Au-delà des habituelles vagues de la conjoncture, le secteur du transport maritime par conteneur va traverser une période de temps durablement agitée dans le domaine de la décarbonation. C’est ce qui résulte de l’étude annuelle sur le secteur du consultant new-yorkais Alixpartners (Container Shipping Outlook 2024), titrée cette année « Un appétit pour la disruption ». Le secteur maritime est, on le sait, engagé dans une lente course de fonds vers le net zéro, un objectif récemment fixé « autour » de 2050, par l’IMO (International Maritime Organisation). Selon Alixpartners, cette cible à long terme reste atteignable si, dans un premier temps, 5% à 17 % de la flotte est convertie d’ici 2030 à des carburants à zéro émission. (ammoniac, hydrogène, gaz naturel avec capture et stockage…), puis 84 % à 93 % d’ici à 2050.
Cette transformation aura toutefois un coût. Celui-ci pourrait atteindre jusqu’à 1400 milliards de dollars d’investissements cumulés. Le « fardeau [sera supporté] à la fois par les transporteurs et les fournisseurs d’énergie et, en fin de compte, par les chargeurs et utilisateurs finaux, » note le consultant. Alix Partner estime, par ailleurs, dans son document, que les émissions de CO2 du transport maritime par conteneurs ont atteint 230 millions de tonnes en 2023 (sur un total d’environ un milliard de tonnes pour le transport maritime). Loin de décliner, ces émissions ont, en fait, continué de croître… et éloignent donc le secteur d’une réduction de 20% de ses émissions d’ici à 2030. Fixé par l’IMO, cet objectif a été repris par l’Union européenne qui a partiellement intégré depuis janvier 2024 le maritime dans son système de quotas d’émissions, quel que soit le pavillon de bateaux navigants dans ses eaux.En attendant, à court terme, les émissions du shipping par conteneur vont encore augmenter fortement en 2024, pointe Alixpartners. Cela est le résultat de la croissance du trafic (+3,7% cette année, selon le consultant Clarksons) mais aussi des désordres géopolitiques. Le détournement des routes maritimes empruntant la mer Rouge et le canal de Suez, du fait des troubles sécuritaires (rebelles Houthis), génère un accroissement des parcours de 30% en moyenne, selon Alix Partner.

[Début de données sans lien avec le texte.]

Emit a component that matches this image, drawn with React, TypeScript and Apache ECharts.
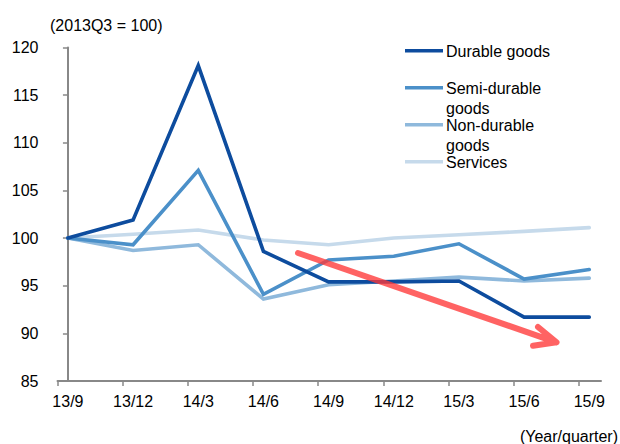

Pour autant, la transformation du secteur est bel et bien lancée. À titre d’illustration, Maersk, qui s’est fixé un objectif de zéro émission nette pour 2040, a annoncé début 2023 avoir commandé six nouveaux porte-conteneurs bi-carburant pouvant être propulsés au méthanol vert. Construits par Hyundai Heavy Industries, ces navires auront une capacité de 17 000 EVP et remplaceront certaines capacités existantes de la flotte Maersk. Cette commande livrable en 2025 porte à 19 le nombre de navires commandés par Maersk équipés de moteurs bi-carburant, y compris le Laura Maersk lancé l’an dernier (photo). Une fois en activité, l’ensemble de ces bateaux « verts » doivent générer une économie d’émissions de CO2 d’environ 2,3 millions de tonnes par an, estime Maersk. Selon l’armateur danois, le coût d’investissement dans ces navires est 8 à 12 % supérieur aux navires conventionnels, mais ce différentiel de prix tend à se réduire. De son côté, CMA CGM a indiqué l’an dernier avoir en commande 24 navires au méthanol, notamment chez Cosco en Corée du Sud et Dalian Shipbuilding Industry Changxingdao Shipyard en Chine.